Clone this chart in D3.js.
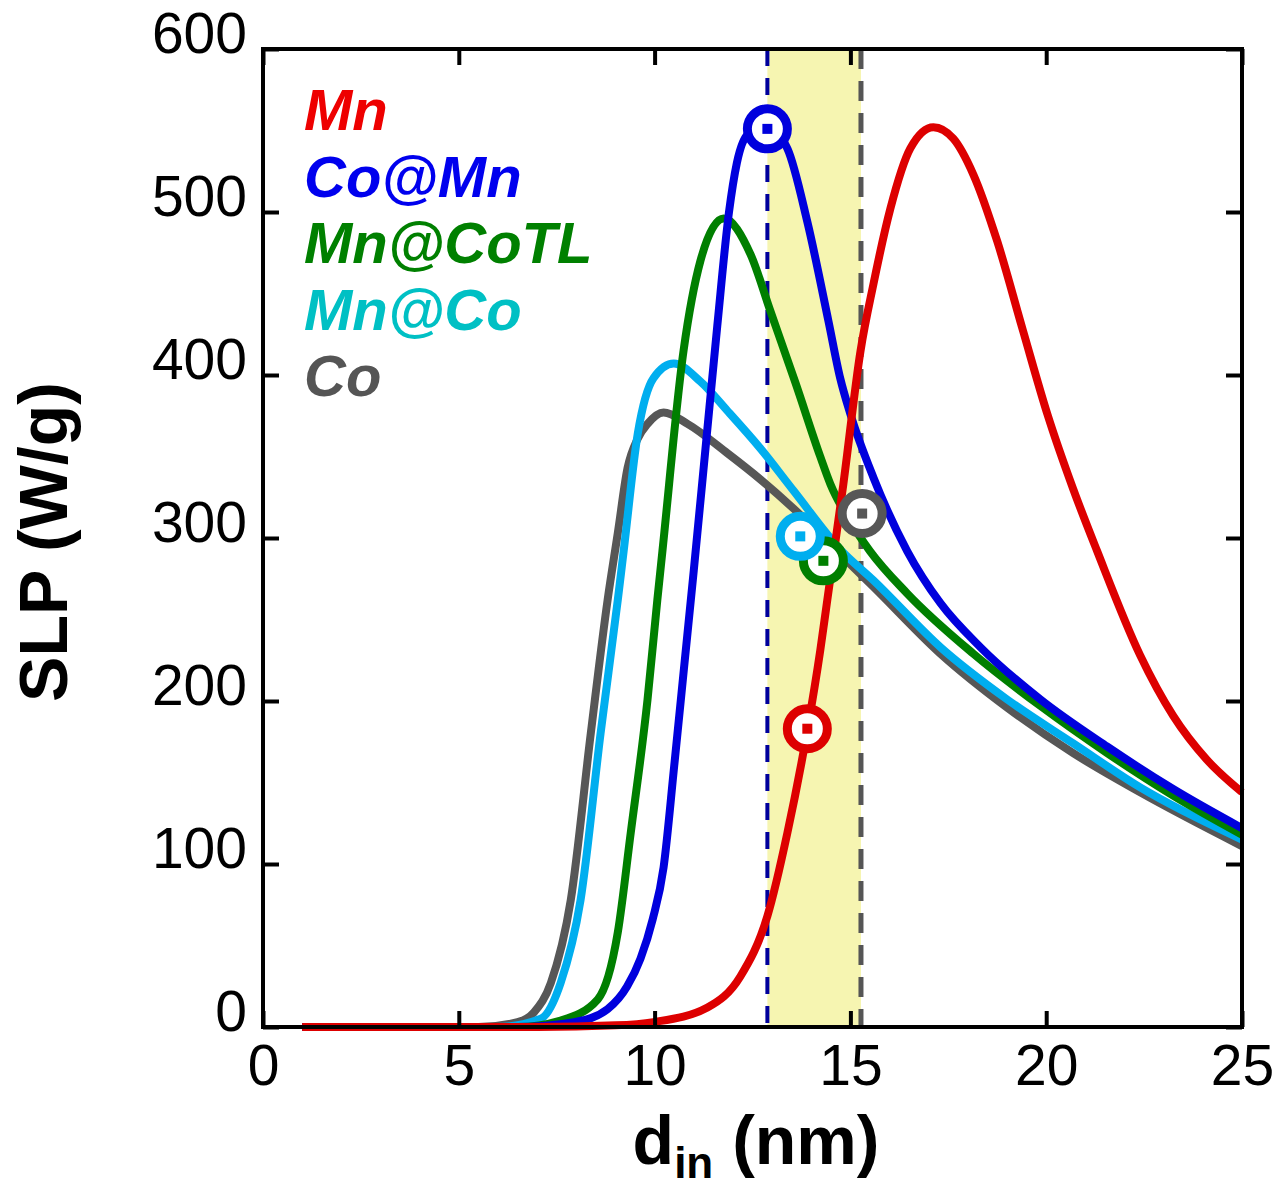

* * *

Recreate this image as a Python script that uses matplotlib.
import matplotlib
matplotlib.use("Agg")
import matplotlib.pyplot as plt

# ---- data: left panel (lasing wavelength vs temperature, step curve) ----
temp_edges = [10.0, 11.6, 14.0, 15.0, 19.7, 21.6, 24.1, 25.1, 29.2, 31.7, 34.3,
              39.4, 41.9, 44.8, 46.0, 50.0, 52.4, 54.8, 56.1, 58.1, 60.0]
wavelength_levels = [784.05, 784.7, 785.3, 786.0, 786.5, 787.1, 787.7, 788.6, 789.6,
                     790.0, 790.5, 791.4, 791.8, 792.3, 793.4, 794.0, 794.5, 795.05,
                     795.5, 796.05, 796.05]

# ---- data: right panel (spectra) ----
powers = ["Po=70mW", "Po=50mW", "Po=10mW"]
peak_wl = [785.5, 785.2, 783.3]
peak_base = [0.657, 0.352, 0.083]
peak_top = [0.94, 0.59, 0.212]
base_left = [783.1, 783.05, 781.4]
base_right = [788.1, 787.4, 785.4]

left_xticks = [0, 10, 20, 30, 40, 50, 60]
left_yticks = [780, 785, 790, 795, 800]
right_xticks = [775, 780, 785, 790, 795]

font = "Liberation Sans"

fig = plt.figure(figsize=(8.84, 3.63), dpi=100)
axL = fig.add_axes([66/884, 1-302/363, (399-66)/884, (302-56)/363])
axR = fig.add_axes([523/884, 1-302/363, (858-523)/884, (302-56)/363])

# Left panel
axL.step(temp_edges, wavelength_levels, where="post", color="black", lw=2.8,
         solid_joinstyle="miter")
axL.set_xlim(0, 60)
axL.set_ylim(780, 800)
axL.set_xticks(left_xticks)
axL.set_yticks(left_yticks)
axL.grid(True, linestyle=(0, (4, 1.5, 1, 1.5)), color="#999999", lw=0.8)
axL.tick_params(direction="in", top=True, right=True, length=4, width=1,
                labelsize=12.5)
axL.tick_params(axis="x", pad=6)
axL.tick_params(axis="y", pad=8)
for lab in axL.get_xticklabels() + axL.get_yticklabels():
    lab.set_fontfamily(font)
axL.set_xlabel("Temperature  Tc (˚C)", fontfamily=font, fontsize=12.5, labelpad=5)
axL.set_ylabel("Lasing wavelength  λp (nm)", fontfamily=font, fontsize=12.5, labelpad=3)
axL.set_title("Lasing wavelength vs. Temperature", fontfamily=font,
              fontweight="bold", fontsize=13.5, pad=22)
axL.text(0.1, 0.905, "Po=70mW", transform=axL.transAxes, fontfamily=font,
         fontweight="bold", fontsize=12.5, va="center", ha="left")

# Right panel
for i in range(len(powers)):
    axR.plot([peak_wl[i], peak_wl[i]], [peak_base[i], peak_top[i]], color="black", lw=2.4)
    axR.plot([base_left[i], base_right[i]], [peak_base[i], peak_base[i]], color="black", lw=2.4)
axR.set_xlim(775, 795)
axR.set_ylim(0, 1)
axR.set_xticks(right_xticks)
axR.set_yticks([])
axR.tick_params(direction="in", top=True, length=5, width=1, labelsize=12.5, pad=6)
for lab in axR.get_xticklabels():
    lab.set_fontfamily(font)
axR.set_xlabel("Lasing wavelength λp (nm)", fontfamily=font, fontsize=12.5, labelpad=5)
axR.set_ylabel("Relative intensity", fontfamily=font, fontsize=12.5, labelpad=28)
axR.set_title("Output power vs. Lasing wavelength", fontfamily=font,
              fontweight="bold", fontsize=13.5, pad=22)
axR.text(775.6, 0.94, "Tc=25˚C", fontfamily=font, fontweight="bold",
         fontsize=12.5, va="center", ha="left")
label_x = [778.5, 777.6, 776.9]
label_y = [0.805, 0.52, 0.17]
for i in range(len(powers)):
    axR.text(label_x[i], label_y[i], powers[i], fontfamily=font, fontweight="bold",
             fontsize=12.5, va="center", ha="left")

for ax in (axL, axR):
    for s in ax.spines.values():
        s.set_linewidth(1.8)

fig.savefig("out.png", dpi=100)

§ **EXERCISE**
Output the lines of the records above exactly as they appear, from the line containing "Recreate this image" through the line containing "import matplotlib.pyplot as plt".

§ **ANSWER BELOW**
Recreate this image as a Python script that uses matplotlib.
import matplotlib
matplotlib.use("Agg")
import matplotlib.pyplot as plt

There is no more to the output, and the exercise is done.